Your task:
Wherever a line holds the string "with", copy that line.

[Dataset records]
____

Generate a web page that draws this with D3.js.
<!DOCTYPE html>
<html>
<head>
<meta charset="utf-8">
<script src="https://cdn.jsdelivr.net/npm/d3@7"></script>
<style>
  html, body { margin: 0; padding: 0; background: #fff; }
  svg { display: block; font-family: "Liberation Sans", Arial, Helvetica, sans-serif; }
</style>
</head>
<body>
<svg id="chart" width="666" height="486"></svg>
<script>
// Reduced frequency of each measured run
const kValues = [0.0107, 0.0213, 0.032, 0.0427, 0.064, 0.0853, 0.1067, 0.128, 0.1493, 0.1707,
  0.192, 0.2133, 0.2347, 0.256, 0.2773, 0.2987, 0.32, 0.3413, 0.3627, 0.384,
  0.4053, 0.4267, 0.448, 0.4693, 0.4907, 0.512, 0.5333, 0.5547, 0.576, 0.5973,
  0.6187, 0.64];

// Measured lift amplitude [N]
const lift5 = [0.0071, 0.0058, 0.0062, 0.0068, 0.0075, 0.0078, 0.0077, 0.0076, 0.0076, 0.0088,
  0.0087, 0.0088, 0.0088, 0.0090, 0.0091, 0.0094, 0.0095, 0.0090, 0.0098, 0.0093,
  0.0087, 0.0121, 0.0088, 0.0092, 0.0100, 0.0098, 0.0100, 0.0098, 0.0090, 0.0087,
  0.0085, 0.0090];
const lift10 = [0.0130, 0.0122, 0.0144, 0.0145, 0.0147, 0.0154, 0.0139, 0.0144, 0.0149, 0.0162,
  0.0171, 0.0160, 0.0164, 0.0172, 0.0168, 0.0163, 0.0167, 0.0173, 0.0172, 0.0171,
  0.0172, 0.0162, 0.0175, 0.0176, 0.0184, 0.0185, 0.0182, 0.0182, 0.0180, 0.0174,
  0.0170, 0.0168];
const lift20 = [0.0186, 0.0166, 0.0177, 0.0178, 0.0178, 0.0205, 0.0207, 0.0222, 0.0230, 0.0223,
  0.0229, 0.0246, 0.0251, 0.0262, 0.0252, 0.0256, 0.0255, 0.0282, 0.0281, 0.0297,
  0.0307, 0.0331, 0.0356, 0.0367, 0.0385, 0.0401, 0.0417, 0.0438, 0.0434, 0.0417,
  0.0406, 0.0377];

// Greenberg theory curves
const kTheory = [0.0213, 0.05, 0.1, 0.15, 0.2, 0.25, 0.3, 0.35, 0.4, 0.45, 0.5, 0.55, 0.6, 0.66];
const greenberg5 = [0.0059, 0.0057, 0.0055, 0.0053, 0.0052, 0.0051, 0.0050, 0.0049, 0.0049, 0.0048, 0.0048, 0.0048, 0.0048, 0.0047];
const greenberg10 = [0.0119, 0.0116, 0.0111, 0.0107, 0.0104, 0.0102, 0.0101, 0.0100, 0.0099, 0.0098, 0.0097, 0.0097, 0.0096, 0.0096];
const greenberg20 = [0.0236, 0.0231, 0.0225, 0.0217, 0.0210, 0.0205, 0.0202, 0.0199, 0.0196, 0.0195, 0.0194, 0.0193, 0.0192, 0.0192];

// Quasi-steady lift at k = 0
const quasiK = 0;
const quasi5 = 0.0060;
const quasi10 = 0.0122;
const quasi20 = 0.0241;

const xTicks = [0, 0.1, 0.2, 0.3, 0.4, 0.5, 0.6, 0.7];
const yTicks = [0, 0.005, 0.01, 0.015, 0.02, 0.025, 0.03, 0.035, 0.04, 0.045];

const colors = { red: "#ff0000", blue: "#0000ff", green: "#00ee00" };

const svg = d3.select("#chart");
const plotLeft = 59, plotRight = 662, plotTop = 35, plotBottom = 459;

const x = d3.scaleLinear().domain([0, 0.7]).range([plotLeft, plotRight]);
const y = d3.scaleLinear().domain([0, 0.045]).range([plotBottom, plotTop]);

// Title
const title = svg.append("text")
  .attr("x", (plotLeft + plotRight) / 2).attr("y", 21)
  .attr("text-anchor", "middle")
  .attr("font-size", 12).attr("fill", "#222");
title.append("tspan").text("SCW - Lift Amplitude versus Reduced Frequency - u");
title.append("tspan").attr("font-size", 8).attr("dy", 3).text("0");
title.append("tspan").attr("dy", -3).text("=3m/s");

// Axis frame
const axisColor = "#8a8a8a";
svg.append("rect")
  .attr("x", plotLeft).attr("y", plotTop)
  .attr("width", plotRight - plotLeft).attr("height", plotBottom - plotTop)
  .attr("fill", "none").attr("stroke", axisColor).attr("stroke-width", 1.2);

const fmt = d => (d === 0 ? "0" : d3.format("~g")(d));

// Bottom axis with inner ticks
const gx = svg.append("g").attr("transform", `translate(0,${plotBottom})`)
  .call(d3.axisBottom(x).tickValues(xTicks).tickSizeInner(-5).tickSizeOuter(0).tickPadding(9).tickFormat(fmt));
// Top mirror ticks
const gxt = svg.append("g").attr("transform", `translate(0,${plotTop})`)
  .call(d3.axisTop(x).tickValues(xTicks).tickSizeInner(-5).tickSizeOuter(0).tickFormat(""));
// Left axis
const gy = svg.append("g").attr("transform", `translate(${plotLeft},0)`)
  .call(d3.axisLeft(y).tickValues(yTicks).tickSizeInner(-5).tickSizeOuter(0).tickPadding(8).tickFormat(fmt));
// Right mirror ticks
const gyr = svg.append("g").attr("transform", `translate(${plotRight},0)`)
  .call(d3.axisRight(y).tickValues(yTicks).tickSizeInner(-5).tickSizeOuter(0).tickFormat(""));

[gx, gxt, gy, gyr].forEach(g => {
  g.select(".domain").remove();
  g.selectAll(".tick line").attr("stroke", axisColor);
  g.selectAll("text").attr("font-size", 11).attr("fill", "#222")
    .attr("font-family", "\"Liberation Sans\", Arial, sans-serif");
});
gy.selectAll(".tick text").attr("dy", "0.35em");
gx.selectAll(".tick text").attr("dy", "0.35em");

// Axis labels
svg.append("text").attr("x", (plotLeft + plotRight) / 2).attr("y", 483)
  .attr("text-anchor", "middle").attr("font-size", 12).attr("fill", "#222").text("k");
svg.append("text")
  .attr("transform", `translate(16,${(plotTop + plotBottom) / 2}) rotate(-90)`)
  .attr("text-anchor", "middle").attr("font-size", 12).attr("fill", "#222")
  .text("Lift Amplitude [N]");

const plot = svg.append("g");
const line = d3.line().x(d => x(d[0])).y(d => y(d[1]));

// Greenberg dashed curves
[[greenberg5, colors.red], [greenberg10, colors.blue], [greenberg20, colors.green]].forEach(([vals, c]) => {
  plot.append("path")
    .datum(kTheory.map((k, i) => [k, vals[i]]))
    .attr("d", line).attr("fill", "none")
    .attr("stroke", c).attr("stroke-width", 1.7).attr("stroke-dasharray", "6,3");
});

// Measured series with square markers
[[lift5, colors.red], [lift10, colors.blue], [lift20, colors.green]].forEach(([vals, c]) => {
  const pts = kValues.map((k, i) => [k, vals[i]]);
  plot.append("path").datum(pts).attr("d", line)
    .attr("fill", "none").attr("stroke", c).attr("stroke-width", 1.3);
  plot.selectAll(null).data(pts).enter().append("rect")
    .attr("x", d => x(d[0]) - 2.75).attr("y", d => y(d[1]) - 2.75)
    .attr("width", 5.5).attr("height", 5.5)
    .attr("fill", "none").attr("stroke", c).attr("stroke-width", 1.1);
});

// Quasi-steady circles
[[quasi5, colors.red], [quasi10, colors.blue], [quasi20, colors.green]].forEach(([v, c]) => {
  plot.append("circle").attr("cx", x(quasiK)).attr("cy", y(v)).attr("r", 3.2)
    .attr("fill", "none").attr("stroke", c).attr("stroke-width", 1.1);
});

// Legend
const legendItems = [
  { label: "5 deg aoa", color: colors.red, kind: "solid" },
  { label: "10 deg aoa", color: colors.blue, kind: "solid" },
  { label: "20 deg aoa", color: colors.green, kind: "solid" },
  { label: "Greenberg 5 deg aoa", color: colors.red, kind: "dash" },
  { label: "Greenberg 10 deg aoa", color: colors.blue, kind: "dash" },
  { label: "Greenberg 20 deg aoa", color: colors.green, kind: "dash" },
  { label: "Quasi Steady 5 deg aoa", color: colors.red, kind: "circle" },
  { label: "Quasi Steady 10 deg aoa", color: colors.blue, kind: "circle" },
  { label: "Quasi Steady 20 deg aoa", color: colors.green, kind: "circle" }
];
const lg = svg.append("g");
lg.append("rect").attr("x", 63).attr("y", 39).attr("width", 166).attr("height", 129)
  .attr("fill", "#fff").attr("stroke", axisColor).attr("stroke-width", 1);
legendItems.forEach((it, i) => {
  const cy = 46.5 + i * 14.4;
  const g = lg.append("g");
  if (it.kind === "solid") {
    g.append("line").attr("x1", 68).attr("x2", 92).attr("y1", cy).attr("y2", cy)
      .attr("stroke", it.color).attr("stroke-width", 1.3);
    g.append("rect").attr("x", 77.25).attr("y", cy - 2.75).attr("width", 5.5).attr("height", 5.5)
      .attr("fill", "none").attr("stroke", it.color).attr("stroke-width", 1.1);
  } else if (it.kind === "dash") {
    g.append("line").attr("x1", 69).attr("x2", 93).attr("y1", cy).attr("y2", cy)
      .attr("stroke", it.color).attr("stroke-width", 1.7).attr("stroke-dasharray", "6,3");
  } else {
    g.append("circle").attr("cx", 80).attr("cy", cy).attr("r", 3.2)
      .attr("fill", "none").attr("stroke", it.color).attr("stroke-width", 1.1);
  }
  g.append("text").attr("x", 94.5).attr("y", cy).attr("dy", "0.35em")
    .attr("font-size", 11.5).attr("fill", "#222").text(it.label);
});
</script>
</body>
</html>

____

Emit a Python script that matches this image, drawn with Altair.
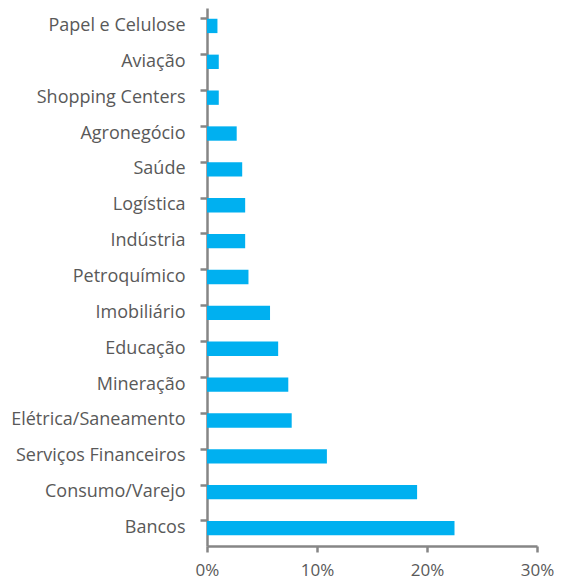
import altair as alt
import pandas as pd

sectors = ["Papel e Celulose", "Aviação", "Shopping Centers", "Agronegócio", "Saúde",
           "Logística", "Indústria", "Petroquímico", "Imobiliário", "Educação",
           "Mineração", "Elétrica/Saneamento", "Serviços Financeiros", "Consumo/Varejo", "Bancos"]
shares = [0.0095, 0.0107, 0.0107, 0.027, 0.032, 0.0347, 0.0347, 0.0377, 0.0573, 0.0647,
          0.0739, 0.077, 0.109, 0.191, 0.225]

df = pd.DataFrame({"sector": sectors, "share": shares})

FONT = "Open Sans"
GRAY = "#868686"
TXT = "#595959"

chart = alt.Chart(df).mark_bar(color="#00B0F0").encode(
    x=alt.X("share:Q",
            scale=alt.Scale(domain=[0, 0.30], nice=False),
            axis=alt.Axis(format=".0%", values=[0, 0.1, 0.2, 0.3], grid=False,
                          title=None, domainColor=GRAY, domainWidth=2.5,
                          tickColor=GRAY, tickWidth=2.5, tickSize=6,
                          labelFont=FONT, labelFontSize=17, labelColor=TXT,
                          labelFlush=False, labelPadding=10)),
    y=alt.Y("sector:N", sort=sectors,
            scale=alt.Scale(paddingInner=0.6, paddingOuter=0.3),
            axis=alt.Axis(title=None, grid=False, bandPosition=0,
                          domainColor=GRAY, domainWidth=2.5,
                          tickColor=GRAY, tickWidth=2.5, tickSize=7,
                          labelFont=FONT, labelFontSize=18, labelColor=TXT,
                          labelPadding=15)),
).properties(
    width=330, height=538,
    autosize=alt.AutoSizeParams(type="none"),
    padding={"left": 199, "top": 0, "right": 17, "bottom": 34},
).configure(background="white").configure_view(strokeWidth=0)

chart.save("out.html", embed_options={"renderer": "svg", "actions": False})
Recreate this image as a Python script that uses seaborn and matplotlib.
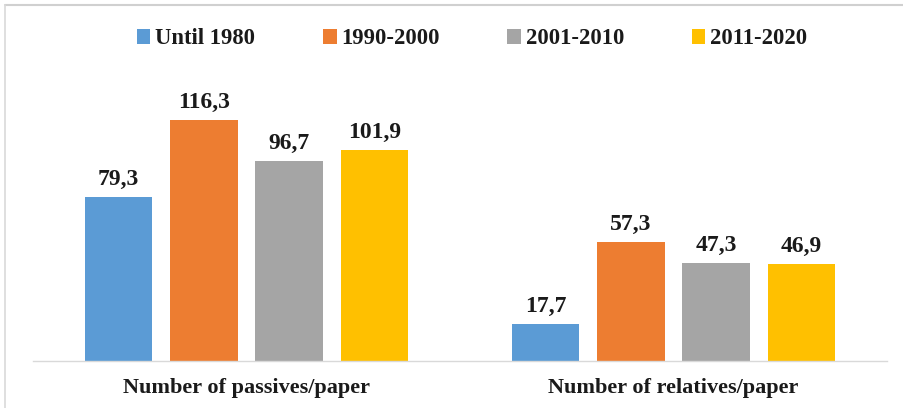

____

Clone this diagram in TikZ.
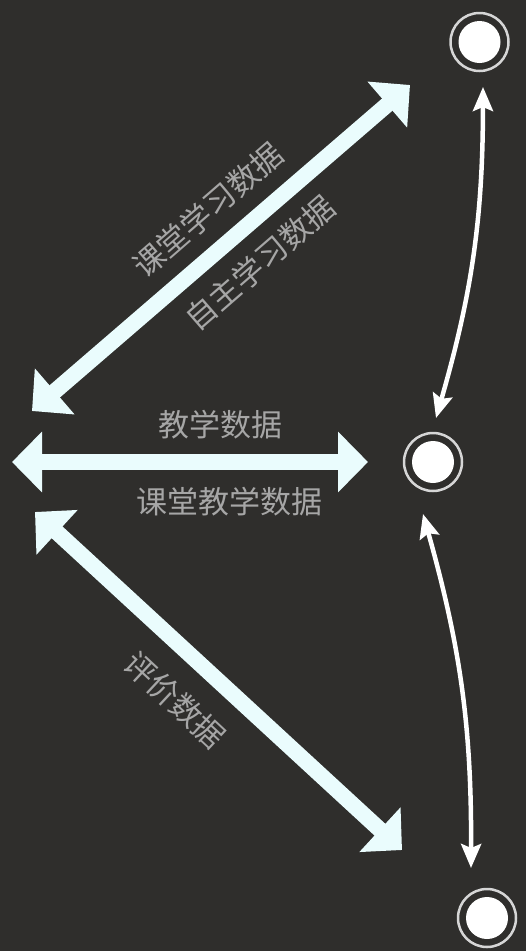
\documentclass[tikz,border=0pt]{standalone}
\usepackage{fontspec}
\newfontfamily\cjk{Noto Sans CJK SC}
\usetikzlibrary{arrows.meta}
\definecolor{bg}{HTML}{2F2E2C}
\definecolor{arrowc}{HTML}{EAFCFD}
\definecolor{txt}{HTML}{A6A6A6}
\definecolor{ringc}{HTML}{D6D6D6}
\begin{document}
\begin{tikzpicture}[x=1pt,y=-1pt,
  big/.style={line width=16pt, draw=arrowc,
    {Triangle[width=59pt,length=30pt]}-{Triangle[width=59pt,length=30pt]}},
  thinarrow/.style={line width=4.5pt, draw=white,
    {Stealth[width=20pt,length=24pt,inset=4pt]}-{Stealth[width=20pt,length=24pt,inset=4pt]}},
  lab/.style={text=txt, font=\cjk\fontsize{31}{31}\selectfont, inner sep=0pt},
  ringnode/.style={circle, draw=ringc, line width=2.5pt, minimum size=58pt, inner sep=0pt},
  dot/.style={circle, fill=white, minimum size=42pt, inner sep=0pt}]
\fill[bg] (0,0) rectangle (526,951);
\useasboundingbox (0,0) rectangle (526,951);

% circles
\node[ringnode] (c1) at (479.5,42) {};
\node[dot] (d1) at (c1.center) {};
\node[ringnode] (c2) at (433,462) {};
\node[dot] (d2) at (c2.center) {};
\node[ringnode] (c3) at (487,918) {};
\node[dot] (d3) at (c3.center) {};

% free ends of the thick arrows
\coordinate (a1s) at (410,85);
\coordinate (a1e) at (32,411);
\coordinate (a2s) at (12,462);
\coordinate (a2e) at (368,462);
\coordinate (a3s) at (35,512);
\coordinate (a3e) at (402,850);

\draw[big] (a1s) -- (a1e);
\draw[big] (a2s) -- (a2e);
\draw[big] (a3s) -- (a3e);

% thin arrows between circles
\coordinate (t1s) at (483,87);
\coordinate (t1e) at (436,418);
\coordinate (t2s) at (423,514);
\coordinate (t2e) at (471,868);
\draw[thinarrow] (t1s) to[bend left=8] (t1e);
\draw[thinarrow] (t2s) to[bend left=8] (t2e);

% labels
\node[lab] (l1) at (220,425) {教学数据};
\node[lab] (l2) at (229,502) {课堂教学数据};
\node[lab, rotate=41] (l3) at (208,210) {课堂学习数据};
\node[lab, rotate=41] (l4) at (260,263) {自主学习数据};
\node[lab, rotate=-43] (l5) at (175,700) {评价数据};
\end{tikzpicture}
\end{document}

____

Output for this exercise:
Generate a web page that draws this with D3.js.
// Bottom axis with inner ticks
// Measured series with square markers
Emit a Python script that matches this image, drawn with Altair.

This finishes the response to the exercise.